I do not understand deliberate cruelty. I understand it exists. I understand that those who practice it can often justify it as excusable and even noble. But I do not understand it.
But cruelty to a child? This is beyond all understanding. It is cruel to deliberately frighten children. In Alabama they have passed an anti-immigrant law infinitely worsethan the shameful one passed in Arizona that got so much attention.
One thing that makes Alabama’s HB 56 worse is the provision designed to frighten school children and confuse families.
Immigrant families, which are overwhelming Latino families, are bound to be confused about what their rights are, and their rights are precious few, but clear.
One legal right was settled by the Supreme Court over 30 years ago.
All children, immigrant or not, with or without documentation, all the public’s children have the right to a public education. Children will not be punished with illiteracy for the acts of their parents. That’s the law.
It’s also the law that politicians cannot require schools to demand immigration papers from families who are trying to enroll their children. They cannot turn away children who cannot produce their immigration papers. That’s the law.
So in Alabama, politicians wormed their way around those precious rights.
The new law requires schools to ASK parents if the child was born outside the country. They are required to ASK about the child’s immigration status. Now, the parent has the legal right to refuse to answer that question, but how many parents are going to know that? If the parent cannot produce the documentation, the school is to assume that the child is undocumented, and data must be turned into the authorities.
Although districts are trying hard to assure parents that the information they are asking for will not be used against their families, many parents are reasonably frightened that it is a trap.

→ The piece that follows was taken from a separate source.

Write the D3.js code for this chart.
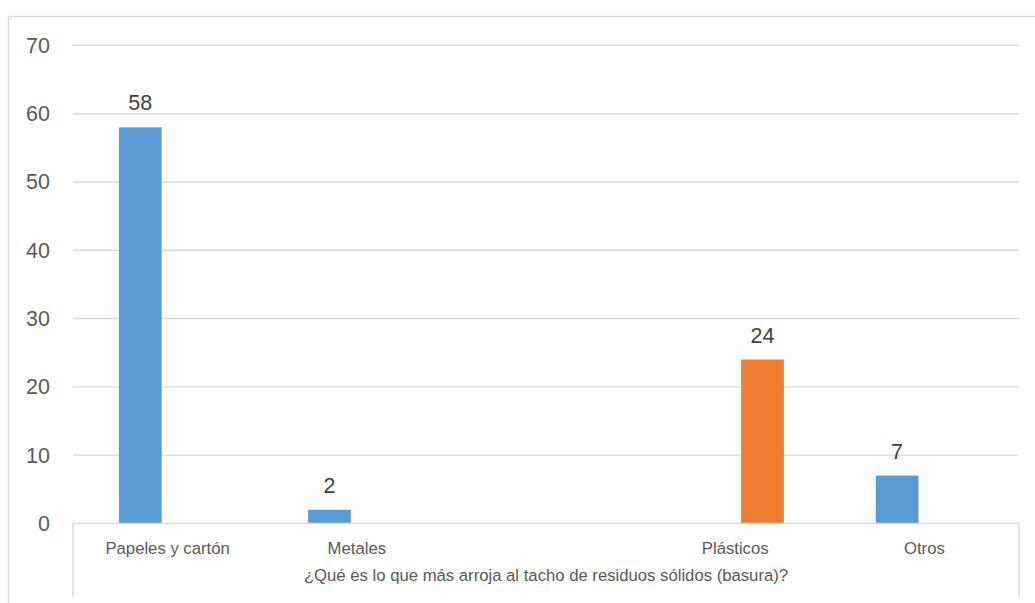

The law does not require names be turned in. It requires the school to report the “number” of assumed undocumented children enrolling in the school. There is no earthly use for such assumed data. The collection of data is not the end. It is the means to cause fear. It is the pretext to frighten children and their parents into fearing that it will indeed be names and addresses that will be turned in and fearing visions of night deportation raids where sleeping families will be scooped up together, as they have been in the past, and the documented will be sorted from the undocumented later.
Supporters of the bill understood what they were doing. Children and families would be frightened and intimidated and would be too terrified to go to school. Children would fear the school secretaries and principals and teachers who would be forced to ask for sensitive information.
Even if they are natural-born citizens, which many children of immigrant parents are, they may fear for their papi or grandmother or cousin who may be undocumented.
It is a very cleverly crafted law. It will work as it was designed. Children will be afraid of their teachers. They will be afraid to come to school. They will stop learning to read and stop learning to multiply and stop learning chemistry and history and where the comma goes and stop learning at all because there is a law that is doing exactly what it was designed to do: Make children afraid.
This will make supporters of the Alabama law very happy.
I will never understand the cruelty of people who are happy that they have frightened a child.